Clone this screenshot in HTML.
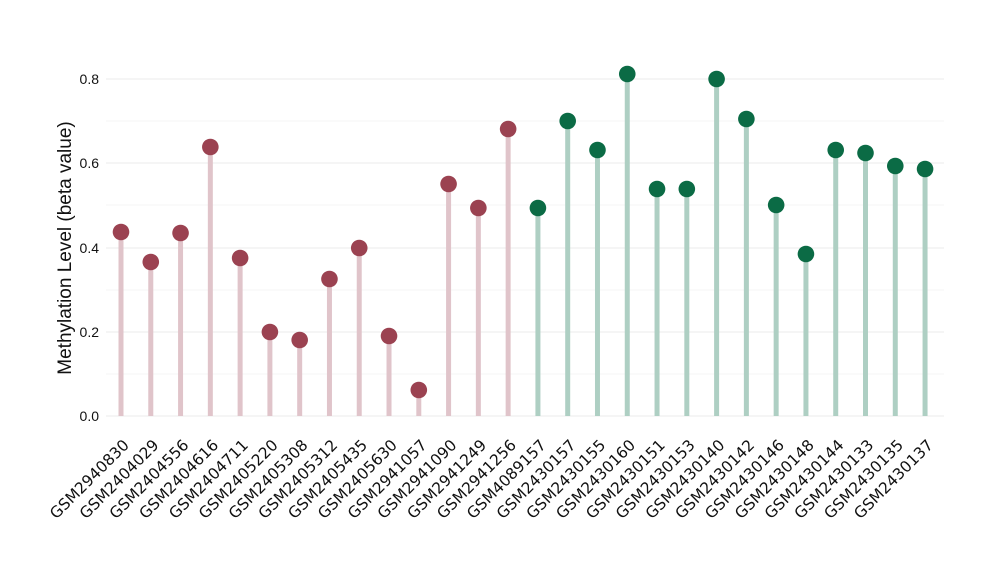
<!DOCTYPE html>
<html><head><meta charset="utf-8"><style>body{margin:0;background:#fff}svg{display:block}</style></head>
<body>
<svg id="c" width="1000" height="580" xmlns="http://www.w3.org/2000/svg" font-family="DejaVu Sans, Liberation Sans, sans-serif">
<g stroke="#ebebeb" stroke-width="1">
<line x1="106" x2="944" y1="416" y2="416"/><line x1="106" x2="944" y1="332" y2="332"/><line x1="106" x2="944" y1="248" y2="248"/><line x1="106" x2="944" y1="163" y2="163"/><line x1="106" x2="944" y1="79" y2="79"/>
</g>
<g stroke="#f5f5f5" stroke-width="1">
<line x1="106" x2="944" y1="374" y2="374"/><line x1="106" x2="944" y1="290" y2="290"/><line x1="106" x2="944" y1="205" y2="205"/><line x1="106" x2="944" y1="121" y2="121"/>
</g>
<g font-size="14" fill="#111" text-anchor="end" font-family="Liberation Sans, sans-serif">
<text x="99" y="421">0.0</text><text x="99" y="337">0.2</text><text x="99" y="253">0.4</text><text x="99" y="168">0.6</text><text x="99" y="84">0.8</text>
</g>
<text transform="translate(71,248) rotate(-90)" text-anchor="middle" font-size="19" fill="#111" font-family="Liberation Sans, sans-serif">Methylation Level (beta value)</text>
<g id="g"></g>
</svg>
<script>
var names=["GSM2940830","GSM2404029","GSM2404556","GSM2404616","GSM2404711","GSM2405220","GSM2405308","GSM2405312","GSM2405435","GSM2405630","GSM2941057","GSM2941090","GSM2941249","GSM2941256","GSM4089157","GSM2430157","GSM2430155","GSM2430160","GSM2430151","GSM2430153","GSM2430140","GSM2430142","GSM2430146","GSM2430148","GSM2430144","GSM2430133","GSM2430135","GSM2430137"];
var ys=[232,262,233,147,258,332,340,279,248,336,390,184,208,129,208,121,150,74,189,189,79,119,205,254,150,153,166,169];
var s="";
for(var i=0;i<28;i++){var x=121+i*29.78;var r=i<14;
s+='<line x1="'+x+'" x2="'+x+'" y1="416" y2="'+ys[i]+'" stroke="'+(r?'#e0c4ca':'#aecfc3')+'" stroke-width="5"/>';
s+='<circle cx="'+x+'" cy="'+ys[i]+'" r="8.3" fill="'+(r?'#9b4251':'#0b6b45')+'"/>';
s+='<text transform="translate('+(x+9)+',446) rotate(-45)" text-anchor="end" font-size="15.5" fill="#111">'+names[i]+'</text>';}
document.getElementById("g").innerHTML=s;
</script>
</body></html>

━━━━━━━━━━━━━━━━━━━━━━━━━━━━━━

Exercise aim - Go through the listing above and write it all out exactly, leaving out any picture.

Exercise output -
Clone this screenshot in HTML.
<!DOCTYPE html>
<html><head><meta charset="utf-8"><style>body{margin:0;background:#fff}svg{display:block}</style></head>
<body>
<svg id="c" width="1000" height="580" xmlns="http://www.w3.org/2000/svg" font-family="DejaVu Sans, Liberation Sans, sans-serif">
<g stroke="#ebebeb" stroke-width="1">
<line x1="106" x2="944" y1="416" y2="416"/><line x1="106" x2="944" y1="332" y2="332"/><line x1="106" x2="944" y1="248" y2="248"/><line x1="106" x2="944" y1="163" y2="163"/><line x1="106" x2="944" y1="79" y2="79"/>
</g>
<g stroke="#f5f5f5" stroke-width="1">
<line x1="106" x2="944" y1="374" y2="374"/><line x1="106" x2="944" y1="290" y2="290"/><line x1="106" x2="944" y1="205" y2="205"/><line x1="106" x2="944" y1="121" y2="121"/>
</g>
<g font-size="14" fill="#111" text-anchor="end" font-family="Liberation Sans, sans-serif">
<text x="99" y="421">0.0</text><text x="99" y="337">0.2</text><text x="99" y="253">0.4</text><text x="99" y="168">0.6</text><text x="99" y="84">0.8</text>
</g>
<text transform="translate(71,248) rotate(-90)" text-anchor="middle" font-size="19" fill="#111" font-family="Liberation Sans, sans-serif">Methylation Level (beta value)</text>
<g id="g"></g>
</svg>
<script>
var names=["GSM2940830","GSM2404029","GSM2404556","GSM2404616","GSM2404711","GSM2405220","GSM2405308","GSM2405312","GSM2405435","GSM2405630","GSM2941057","GSM2941090","GSM2941249","GSM2941256","GSM4089157","GSM2430157","GSM2430155","GSM2430160","GSM2430151","GSM2430153","GSM2430140","GSM2430142","GSM2430146","GSM2430148","GSM2430144","GSM2430133","GSM2430135","GSM2430137"];
var ys=[232,262,233,147,258,332,340,279,248,336,390,184,208,129,208,121,150,74,189,189,79,119,205,254,150,153,166,169];
var s="";
for(var i=0;i<28;i++){var x=121+i*29.78;var r=i<14;
s+='<line x1="'+x+'" x2="'+x+'" y1="416" y2="'+ys[i]+'" stroke="'+(r?'#e0c4ca':'#aecfc3')+'" stroke-width="5"/>';
s+='<circle cx="'+x+'" cy="'+ys[i]+'" r="8.3" fill="'+(r?'#9b4251':'#0b6b45')+'"/>';
s+='<text transform="translate('+(x+9)+',446) rotate(-45)" text-anchor="end" font-size="15.5" fill="#111">'+names[i]+'</text>';}
document.getElementById("g").innerHTML=s;
</script>
</body></html>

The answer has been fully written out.